Pero no todos los asistentes estaban de acuerdo en escarnecer a aquel “viejo loco” de Bacqueville porque hubiera fracasado en su intento. Entre la multitud se encontraba, sin ir más lejos, un joven filósofo ginebrino que había llegado a París hacía poco. Se llamaba Jean-Jacques Rousseau y por aquellos días compuso una de sus obras menos conocidas, Le nouveau Dédale (El nuevo Dédalo), un pequeño opúsculo en el que defendía que el ser humano conseguiría pronto, empleando su ingenio, adueñarse de los cielos tal como había hecho ya con la tierra y los océanos.

Sin duda con la imagen aún fresca en la retina del marqués de Bacqueville batiendo las alas en el cielo parisino —inverosímil pájaro de camisa de encajes y rizada peluca— Rousseau escribió en su ensayo estas líneas que parecen reivindicar el loco empeño del aristócrata volador:

[...] Si es a través de consideraciones semejantes como hombres de ingenio han intentado en diferentes épocas y de diversas maneras abrir una nueva ruta en los aires, tan nobles intenciones deberían justificar incluso el proyecto más quimérico.

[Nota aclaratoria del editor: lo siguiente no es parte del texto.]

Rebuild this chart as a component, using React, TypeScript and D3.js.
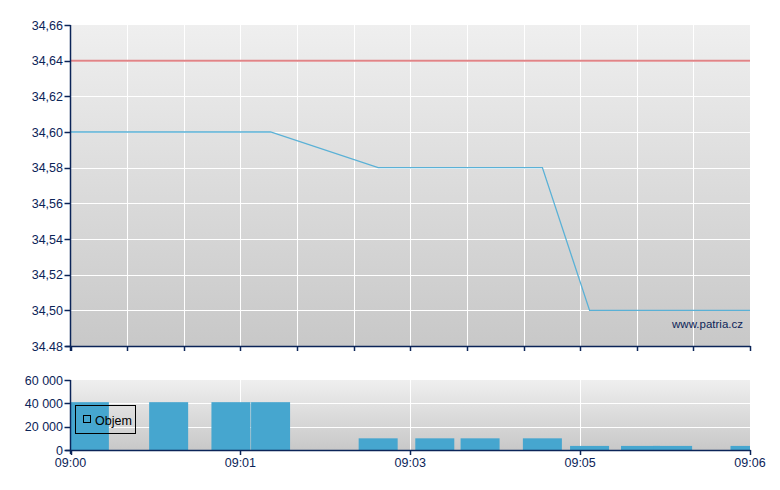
import * as d3 from "d3";
import { useEffect } from "react";

// trades: seconds after 09:00, price, volume
const tradeSec = [10, 52, 85, 106, 163, 193, 217, 250, 275, 302, 319, 360];
const tradePrice = [34.6, 34.6, 34.6, 34.6, 34.58, 34.58, 34.58, 34.58, 34.5, 34.5, 34.5, 34.5];
const tradeVolume = [41000, 41000, 41000, 41000, 10000, 10000, 10000, 10000, 3500, 3500, 3500, 3500];
const prevClose = 34.64;

const priceTicks = [34.48, 34.5, 34.52, 34.54, 34.56, 34.58, 34.6, 34.62, 34.64, 34.66];
const priceTickLabels = ["34.48", "34,50", "34,52", "34,54", "34,56", "34,58", "34,60", "34,62", "34,64", "34,66"];
const volumeTicks = [0, 20000, 40000, 60000];
const volumeTickLabels = ["0", "20 000", "40 000", "60 000"];
const timeTicks = [0, 90, 180, 270, 360];
const timeTickLabels = ["09:00", "09:01", "09:03", "09:05", "09:06"];

const W = 780,
  H = 490;
const left = 70.5,
  right = 750;
const top1 = 25,
  bot1 = 346;
const top2 = 380,
  bot2 = 450;
const navy = "#0b2458";
const font = "'Liberation Sans', Arial, sans-serif";

const App = () => {
  useEffect(() => {
    document.body.style.margin = "0";
  }, []);

  const x = d3.scaleLinear().domain([0, 360]).range([left, right]);
  const y = d3.scaleLinear().domain([34.48, 34.66]).range([bot1, top1]);
  const yv = d3.scaleLinear().domain([0, 60000]).range([bot2, top2]);
  const minorTicks = d3.range(0, 361, 30);

  const lineData: [number, number][] = [[0, tradePrice[0]], ...tradeSec.map((t, i) => [t, tradePrice[i]] as [number, number])];
  const line = d3
    .line<[number, number]>()
    .x((d) => x(d[0]))
    .y((d) => y(d[1]));

  const barW = 39;

  return (
    <svg width={W} height={H} style={{ position: "absolute", left: 0, top: 0, background: "#fff" }} fontFamily={font}>
      <defs>
        <linearGradient id="bg" x1="0" y1="0" x2="0" y2="1">
          <stop offset="0" stopColor="#efefef" />
          <stop offset="1" stopColor="#c8c8c8" />
        </linearGradient>
        <clipPath id="c1">
          <rect x={left} y={top1} width={right - left} height={bot1 - top1} />
        </clipPath>
        <clipPath id="c2">
          <rect x={left} y={top2} width={right - left} height={bot2 - top2} />
        </clipPath>
      </defs>

      {/* price panel */}
      <rect x={left} y={top1} width={right - left} height={bot1 - top1} fill="url(#bg)" />
      {priceTicks.slice(1, -1).map((v) => (
        <line key={v} x1={left} x2={right} y1={Math.round(y(v)) + 0.5} y2={Math.round(y(v)) + 0.5} stroke="#fff" />
      ))}
      {minorTicks.slice(1, -1).map((t) => (
        <line key={t} x1={Math.round(x(t)) + 0.5} x2={Math.round(x(t)) + 0.5} y1={top1} y2={bot1} stroke="#fff" />
      ))}
      <g clipPath="url(#c1)">
        <line x1={left} x2={right} y1={y(prevClose)} y2={y(prevClose)} stroke="#e08487" strokeWidth={2} />
        <path d={line(lineData) ?? ""} fill="none" stroke="#5ab1d6" strokeWidth={1.3} />
      </g>
      <text x={743} y={328} textAnchor="end" fontSize={11.5} fill={navy}>
        www.patria.cz
      </text>
      <line x1={left} x2={left} y1={top1} y2={bot1 + 5} stroke={navy} strokeWidth={1.5} />
      <line x1={left - 5} x2={right + 0.5} y1={bot1 + 0.5} y2={bot1 + 0.5} stroke={navy} strokeWidth={1.5} />
      {priceTicks.map((v, i) => (
        <g key={v}>
          <line x1={left - 6} x2={left} y1={Math.round(y(v)) + 0.5} y2={Math.round(y(v)) + 0.5} stroke={navy} strokeWidth={1.5} />
          <text x={63} y={y(v) + 4.5} textAnchor="end" fontSize={12.5} fill={navy}>
            {priceTickLabels[i]}
          </text>
        </g>
      ))}
      {minorTicks.map((t) => (
        <line key={t} x1={Math.round(x(t)) + 0.5} x2={Math.round(x(t)) + 0.5} y1={bot1} y2={bot1 + 5} stroke={navy} strokeWidth={1.5} />
      ))}

      {/* volume panel */}
      <rect x={left} y={top2} width={right - left} height={bot2 - top2} fill="url(#bg)" />
      {volumeTicks.slice(1, -1).map((v) => (
        <line key={v} x1={left} x2={right} y1={Math.round(yv(v)) + 0.5} y2={Math.round(yv(v)) + 0.5} stroke="#fff" />
      ))}
      {timeTicks.slice(1, -1).map((t) => (
        <line key={t} x1={Math.round(x(t)) + 0.5} x2={Math.round(x(t)) + 0.5} y1={top2} y2={bot2} stroke="#fff" />
      ))}
      <g clipPath="url(#c2)">
        {tradeSec.map((t, i) => (
          <rect key={i} x={x(t) - barW / 2} y={yv(tradeVolume[i])} width={barW} height={bot2 - yv(tradeVolume[i])} fill="#46a6cf" />
        ))}
      </g>
      <line x1={left} x2={left} y1={top2} y2={bot2 + 4} stroke={navy} strokeWidth={1.5} />
      <line x1={left - 5} x2={right + 0.5} y1={bot2 + 0.5} y2={bot2 + 0.5} stroke={navy} strokeWidth={1.5} />
      {volumeTicks.map((v, i) => (
        <g key={v}>
          <line x1={left - 6} x2={left} y1={Math.round(yv(v)) + 0.5} y2={Math.round(yv(v)) + 0.5} stroke={navy} strokeWidth={1.5} />
          <text x={63} y={yv(v) + 4.5} textAnchor="end" fontSize={12.5} fill={navy}>
            {volumeTickLabels[i]}
          </text>
        </g>
      ))}
      {timeTicks.map((t, i) => (
        <g key={t}>
          <line x1={Math.round(x(t)) + 0.5} x2={Math.round(x(t)) + 0.5} y1={bot2} y2={bot2 + 5} stroke={navy} strokeWidth={1.5} />
          <text x={x(t)} y={467} textAnchor="middle" fontSize={12.5} fill={navy}>
            {timeTickLabels[i]}
          </text>
        </g>
      ))}

      {/* legend */}
      <rect x={75.5} y={405.5} width={60} height={28} fill="none" stroke="#000" />
      <rect x={83.5} y={415.5} width={7} height={7} fill="none" stroke="#000" />
      <text x={95} y={425} fontSize={12.5} fill="#000">
        Objem
      </text>
    </svg>
  );
};

export default App;
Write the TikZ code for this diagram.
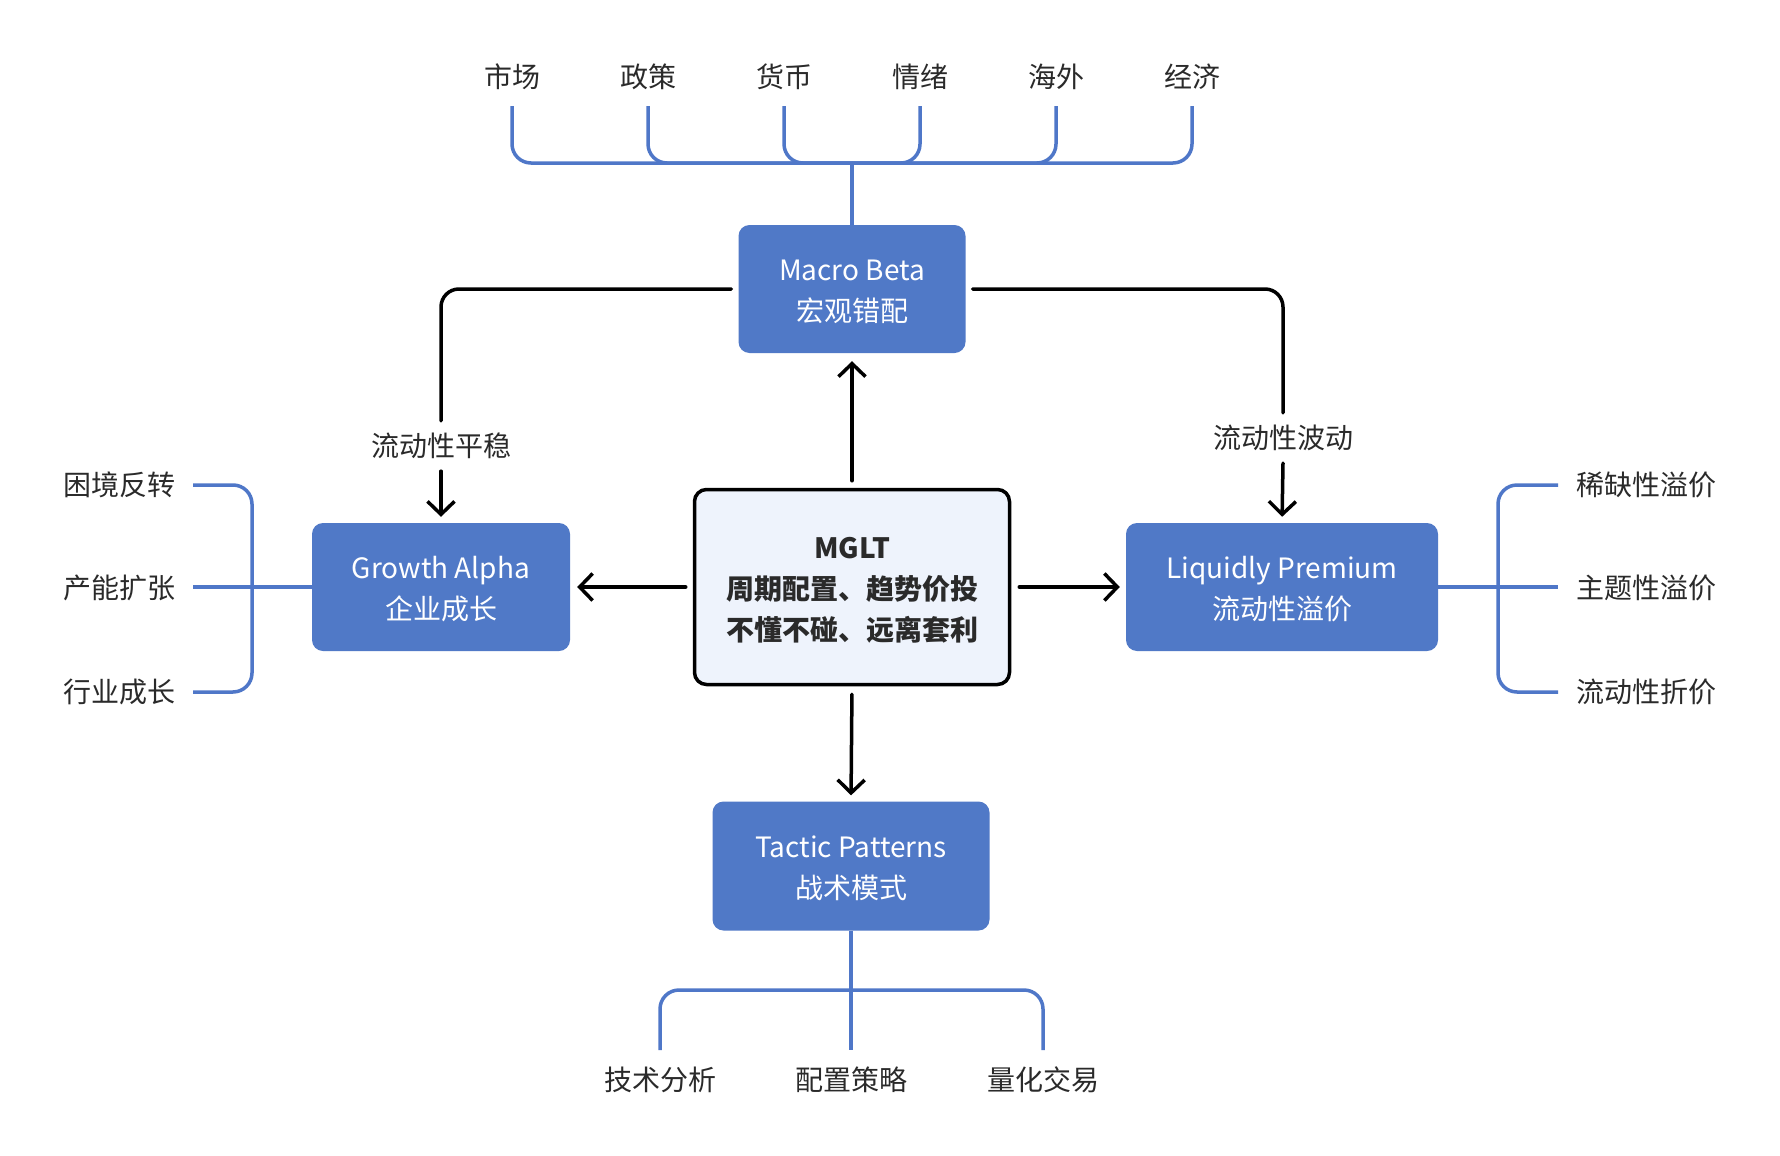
\documentclass[tikz,border=0pt]{standalone}
\usepackage{fontspec}
\setmainfont{Noto Sans CJK SC}
\usetikzlibrary{arrows.meta,calc}
\definecolor{boxblue}{HTML}{5079C7}
\definecolor{lineblue}{HTML}{4F77C8}
\definecolor{lightbg}{HTML}{EEF3FC}
\definecolor{txt}{HTML}{2A2A2A}
\newcommand\lowtext[2]{\raisebox{-#1}[\height][\depth]{\begin{tabular}{@{}c@{}}#2\end{tabular}}}
\begin{document}
\begin{tikzpicture}[x=1pt,y=-1pt,
  bluebox/.style={fill=boxblue, rounded corners=11pt, text=white,
    font=\fontsize{28}{41}\selectfont, minimum height=128pt, inner sep=0pt},
  corebox/.style={draw=black, line width=3.5pt, fill=lightbg, rounded corners=12pt,
    text=txt, font=\fontsize{28}{41}\selectfont\bfseries,
    minimum width=315pt, minimum height=195pt, inner sep=0pt},
  lbl/.style={text=txt, font=\fontsize{28}{32}\selectfont, inner sep=0pt},
  flowlbl/.style={text=txt, font=\fontsize{28}{32}\selectfont, inner sep=12pt},
  bline/.style={draw=lineblue, line width=3.5pt},
  conn/.style={draw=black, line width=3.5pt, line cap=round},
  arr/.style={conn, -{Straight Barb[length=13pt,width=27pt,line width=3.5pt]}},
]
\useasboundingbox (0,0) rectangle (1780,1156);
\fill[white] (0,0) rectangle (1780,1156);

% main boxes
\node[bluebox, minimum width=227pt] (mb) at (852,289) {\lowtext{4pt}{Macro Beta\\宏观错配}};
\node[bluebox, minimum width=258pt] (ga) at (441,587) {\lowtext{4pt}{Growth Alpha\\企业成长}};
\node[bluebox, minimum width=312pt] (lp) at (1282,587) {\lowtext{4pt}{Liquidly Premium\\流动性溢价}};
\node[bluebox, minimum width=277pt, minimum height=129pt] (tp) at (851,866) {\lowtext{4pt}{Tactic Patterns\\战术模式}};
\node[corebox] (mg) at (852,587) {\lowtext{4.5pt}{MGLT\\周期配置、趋势价投\\不懂不碰、远离套利}};

% top labels
\node[lbl] (t1) at (512,77) {市场};
\node[lbl] (t2) at (648,77) {政策};
\node[lbl] (t3) at (784,77) {货币};
\node[lbl] (t4) at (920,77) {情绪};
\node[lbl] (t5) at (1056,77) {海外};
\node[lbl] (t6) at (1192,77) {经济};
\coordinate (topbar) at (0,163);
\coordinate (toptop) at (0,106);
\coordinate (hubA) at (mb.north |- topbar);
\draw[bline] (mb.north) -- (hubA);
\foreach \i in {1,...,6}{
  \draw[bline, rounded corners=19pt] (hubA) -| (t\i |- toptop);
}

% left bracket
\node[lbl, anchor=east] (g1) at (176,485) {困境反转};
\node[lbl, anchor=east] (g2) at (176,588) {产能扩张};
\node[lbl, anchor=east] (g3) at (176,692) {行业成长};
\coordinate (gx) at (252,0);
\draw[bline, rounded corners=19pt] ([xshift=17pt]g1.east) -| (gx |- ga.west) |- ([xshift=17pt]g3.east);
\draw[bline] ([xshift=17pt]g2.east |- ga.west) -- (ga.west);

% right bracket
\node[lbl, anchor=west] (r1) at (1576,485) {稀缺性溢价};
\node[lbl, anchor=west] (r2) at (1576,588) {主题性溢价};
\node[lbl, anchor=west] (r3) at (1576,692) {流动性折价};
\coordinate (rx) at (1498,0);
\draw[bline, rounded corners=19pt] ([xshift=-18pt]r1.west) -| (rx |- lp.east) |- ([xshift=-18pt]r3.west);
\draw[bline] (lp.east) -- ([xshift=-18pt]r2.west |- lp.east);

% bottom
\node[lbl] (b1) at (660,1080) {技术分析};
\node[lbl] (b2) at (851,1080) {配置策略};
\node[lbl] (b3) at (1043,1080) {量化交易};
\coordinate (botbar) at (0,990);
\coordinate (botend) at (0,1050);
\coordinate (hubB) at (tp.south |- botbar);
\draw[bline] (tp.south) -- (tp.south |- botend);
\draw[bline, rounded corners=19pt] (hubB) -| (b1 |- botend);
\draw[bline, rounded corners=19pt] (hubB) -| (b3 |- botend);

% flow labels
\node[flowlbl] (fl) at (441,446) {流动性平稳};
\node[flowlbl] (fr) at (1283,438) {流动性波动};
\draw[conn, rounded corners=18pt] ([xshift=-7pt]mb.west) -| (fl.north);
\draw[conn, rounded corners=18pt] ([xshift=7pt]mb.east) -| (fr.north);
\draw[arr, shorten >=6pt] (fl.south) -- (ga.north);
\draw[arr, shorten >=6pt] (fr.south) -- (lp.north);

% arrows from MGLT
\draw[arr, shorten <=7pt, shorten >=8pt] (mg.north) -- (mb.south);
\draw[arr, shorten <=7pt, shorten >=7pt] (mg.west) -- (ga.east);
\draw[arr, shorten <=8pt, shorten >=6pt] (mg.east) -- (lp.west);
\draw[arr, shorten <=8pt, shorten >=6pt] (mg.south) -- (tp.north);
\end{tikzpicture}
\end{document}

Un mal hombre no es menos condenable si consigue tener éxito en una empresa malvada por medios muy hábiles. De igual modo, un hombre generoso que cegado por su celo intenta un proyecto útil pero imposible, debería ser siempre perdonado en consideración a sus motivos.

Hagamos caso, pues, a Rousseau y disculpemos al marqués de Bacqueville, que aspiró a ser el nuevo Dédalo y acabó en triste Ícaro alirroto y patituerto.